The pint in front of me, I would add, with my reviewer’s hat on, is an aesthetically pleasing dark golden beverage, effulgent beneath an off-white head which ebbs to a nicely-clinging lacing, tastes as good it looks and wafts a caramel sweetness. For an easy-rider (4.3 ABV), it possesses a smooth mouthfeel with multiple subtleties of taste and flavour. You can pick up almond notes in the crystal malt and there’s a light floral citrous in the hops which impart a nice clean refreshingly unsweetened aftertaste. It’s very much a hoppy beer. First Gold - England's first hedgerow hop - and Goldings are quintessentially English hops.
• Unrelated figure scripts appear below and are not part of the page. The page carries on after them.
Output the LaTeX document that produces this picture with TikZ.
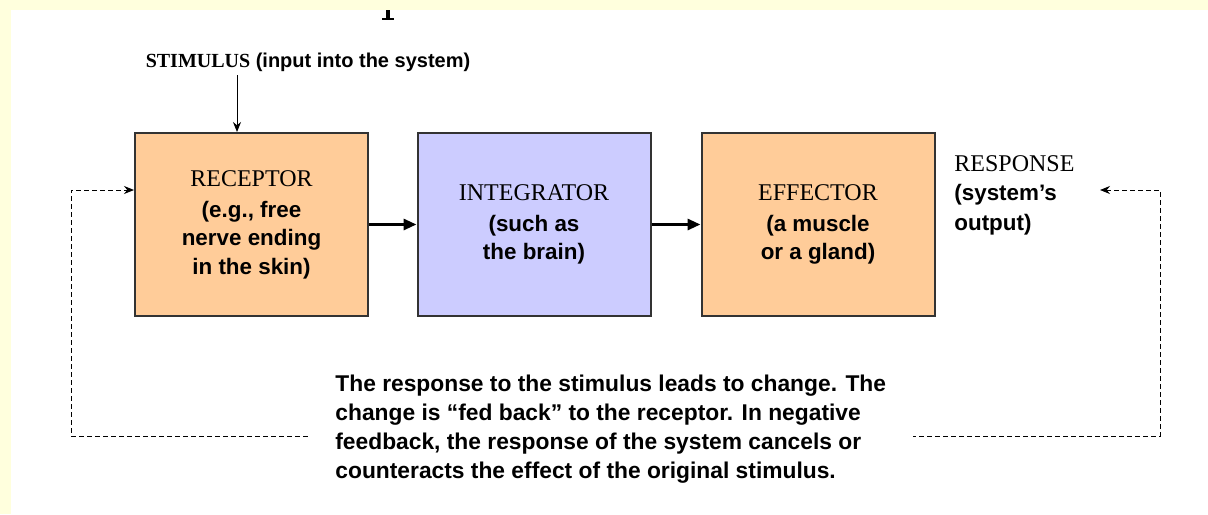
\documentclass[tikz,border=0pt]{standalone}
\usepackage{fontspec}
\setmainfont{Liberation Serif}
\setsansfont{Liberation Sans}
\usetikzlibrary{arrows.meta}
\definecolor{pageyellow}{RGB}{255,255,221}
\definecolor{peach}{RGB}{255,204,153}
\definecolor{lavender}{RGB}{204,204,255}
\definecolor{edgegray}{RGB}{51,51,51}
\tikzset{
    organ/.style={draw=edgegray,line width=1pt,minimum width=116.5pt,
        minimum height=91.5pt,inner sep=0pt,align=center,
        font=\sffamily\bfseries\fontsize{11.2}{14.25}\selectfont},
    flow/.style={-{Triangle[length=6.5pt,width=5.5pt]},line width=1.5pt},
    loopline/.style={dash pattern=on 2.5pt off 1.5pt,line width=0.5pt},
}
\newcommand{\capsrm}[1]{{\rmfamily\mdseries\fontsize{12}{14.25}\selectfont #1}}
\begin{document}
\begin{tikzpicture}[x=0.5pt,y=-0.5pt,>={Stealth[length=5pt,width=4pt]}]
    \useasboundingbox (0,0) rectangle (1208,514);
    \fill[pageyellow] (0,0) rectangle (1208,514);
    \fill[white] (11,10) rectangle (1208,514);
    % cut-off glyph at the top edge
    \fill (386,10) rectangle (390,18);
    \fill (382,18) rectangle (394,20);

    \node[organ,fill=peach] (receptor) at (251.5,224.5)
        {\capsrm{RECEPTOR}\\[1.25pt] (e.g., free\\ nerve ending\\ in the skin)};
    \node[organ,fill=lavender] (integrator) at (534,224.5)
        {\capsrm{INTEGRATOR}\\[1.25pt] (such as\\ the brain)};
    \node[organ,fill=peach] (effector) at (818,224.5)
        {\capsrm{EFFECTOR}\\[1.25pt] (a muscle\\ or a gland)};

    \node[font=\sffamily\bfseries\fontsize{10}{12}\selectfont] (stim) at (308,62)
        {{\rmfamily STIMULUS} (input into the system)};
    \coordinate (stimfoot) at (237,75);
    \draw[->,line width=0.5pt] (stimfoot) -- (stimfoot |- receptor.north);

    \node[anchor=west,inner sep=0pt,align=left,
        font=\sffamily\bfseries\fontsize{11.2}{14.75}\selectfont] (response) at (954,195)
        {\capsrm{RESPONSE}\\ (system’s\\ output)};

    \draw[flow] (receptor) -- (integrator);
    \draw[flow] (integrator) -- (effector);

    % feedback loop
    \coordinate (resptip) at (1100,190);
    \coordinate (rtop) at (1160,190);
    \coordinate (rbot) at (1160,436);
    \coordinate (lbot) at (71,436);
    \coordinate (ltop) at (71,190);
    \draw[loopline,<->] (resptip) -- (rtop) -- (rbot) -- (lbot) -- (ltop)
        -- (ltop -| receptor.west);

    \node[anchor=west,fill=white,inner xsep=13.5pt,inner ysep=2pt,align=left,
        font=\sffamily\bfseries\fontsize{11.4}{14.4}\selectfont] (note) at (308,429)
        {The response to the stimulus leads to change. The\\
         change is “fed back” to the receptor. In negative\\
         feedback, the response of the system cancels or\\
         counteracts the effect of the original stimulus.};
\end{tikzpicture}
\end{document}
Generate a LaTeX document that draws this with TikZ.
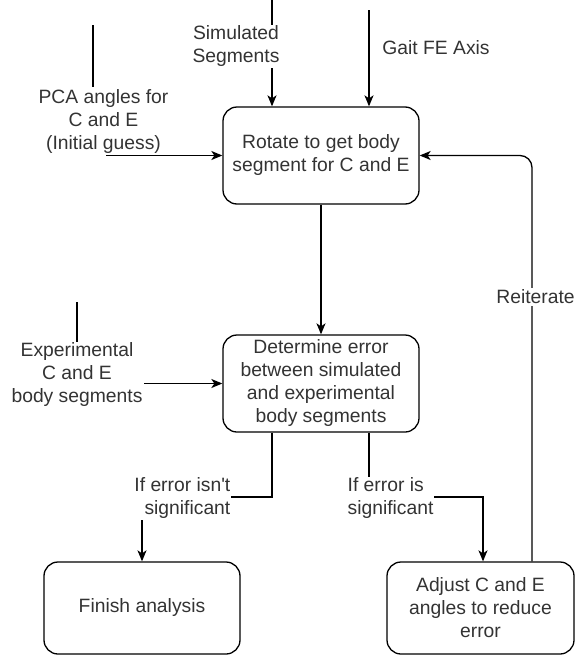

According to the bottle it is brewed with ‘a unique strain of Yorkshire yeast’. The reference to the county does actually confirm to the mind that this is, as its subtitle suggests and Sam confirms, a Yorkshire beer, a throwback to a golden age of bitters. It’s almost impossible to define what I mean here but I think the experienced beer drinker of a certain age will readily understand. This beer could be an infusion of so many traditional bitters once brewed in these parts. I might almost refine it further as a West Riding taste, putting me in mind perhaps of Tetley’s when it was Tetley’s, diffused with many choice half-forgotten others.

Sam is a beerman after my own heart. ‘A well-kept pint of cask ale in a great pub is the pinnacle of the drinking experience,’ he says. I raise my glass to that in total agreement and am hugely pleased to hear him tell me The Adelphi, in Leeds, is his local. In the late 1960s it was my regular Friday night haunt. The music from the legendary Ed O’Donnell Jazz Band was simply wonderful to hear, echoing down Briggate. I always found myself running upstairs and experiencing the most joyous flooding of the senses as I was hit by a hot fug of fags, beer fumes and music from the Delta, blissfully loud and stomping. No flower power junkhead of the time ever got a buzz like that. I digress.

Sam intends to be at The Adelphi a minute before opening time on the 4th of July. I think I’ll be there with him in spirit supping a pint of our beer of the month, maybe even hearing the echo of New Orleans’ Jazz.